The purpose of the policy:
- To provide protection for the children and young people who receive PMT Courses’ services.
- To provide tutors with guidance on procedures they should adopt in the event that they suspect a child or young person may be experiencing, or be at risk of, harm.
- This policy applies to all staff, including senior managers, tutors or anyone working on behalf of PMT Courses.
We will seek to safeguard children and young people by:
- Valuing them, listening to and respecting them.
- Adopting child protection guidelines through procedures and a code of conduct for staff members and tutors.
- Recruiting tutors safely, ensuring all necessary checks are made.
- Sharing information about child protection and good practice with children, parents, staff, and tutors.
- Sharing information about concerns with agencies who need to know, and involving parents and children appropriately.
- Providing effective management for staff and tutors through supervision and support.
- Ensuring that we provide a safe physical environment for children and young people by applying health and safety measures in accordance with the law and regulatory guidance.
If you have any concerns about the child you are tutoring pleasure follow the below procedure (taken from the NSPCC).
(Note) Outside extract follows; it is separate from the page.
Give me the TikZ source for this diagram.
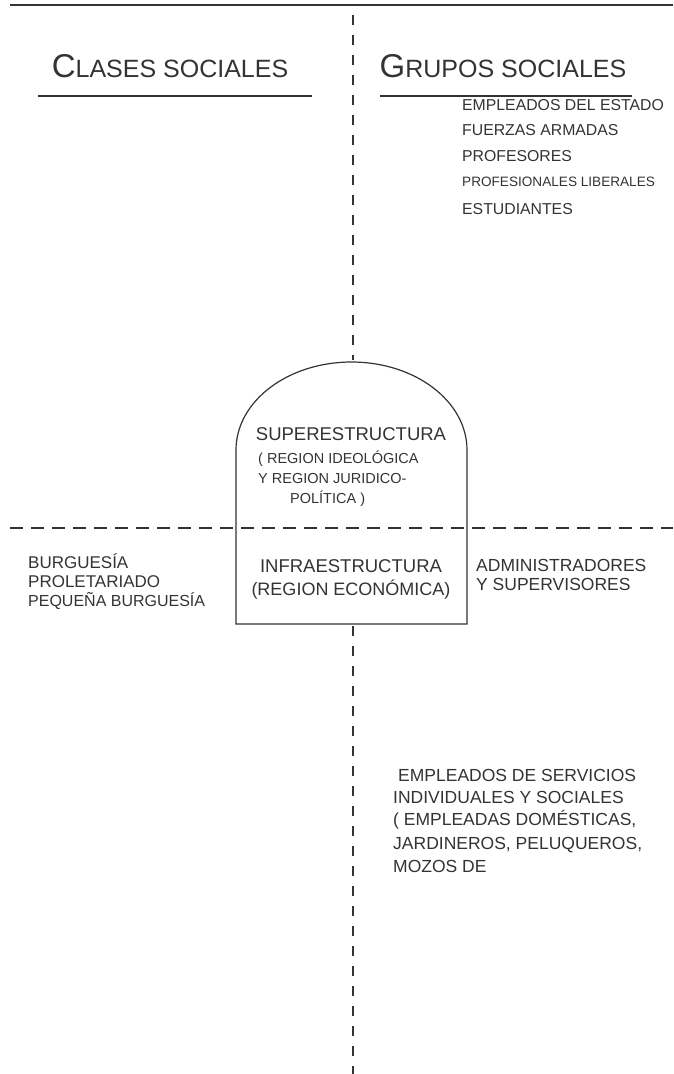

- Listen carefully to the child. Avoid expressing your own views on the matter. A reaction of shock or disbelief could cause the child to ‘shut down’, retract or stop talking
- Let them know they’ve done the right thing. Reassurance can make a big impact to the child who may have been keeping the abuse secret
- Tell them it’s not their fault. Abuse is never the child’s fault and they need to know this
- Say you will take them seriously. A child could keep abuse secret in fear they won’t be believed. They’ve told you because they want help and trust you’ll be the person who will listen to and support them.
- Don’t talk to the alleged abuser. Confronting the alleged abuser about what the child’s told you could make the situation a lot worse for the child
- Explain what you’ll do next. If age appropriate, explain to the child you’ll need to report the abuse to someone who will be able to help
- Don’t delay reporting the abuse. The sooner the abuse is reported after the child discloses the better. Report as soon as possible so details are fresh in your mind and action can be taken quickly.
This policy has been drawn up on the basis of law and guidance that seeks to protect children, namely:
- Children Act 1989
- United Convention of the Rights of the Child 1991
- Data Protection Act 1998
- Human Rights Act 1998
- Sexual Offences Act 2003
- Children Act 2004
- Safeguarding Vulnerable Groups Act 2006
- Protection of Freedoms Act 2012
- Children and Families Act 2014
- Special educational needs and disability (SEND) code of practice: 0 to 25 years
- Statutory guidance for organisations which work with and support children and young people who have special educational needs or disabilities; HM Government 2014
We are also committed to reviewing our policy and good practice annually.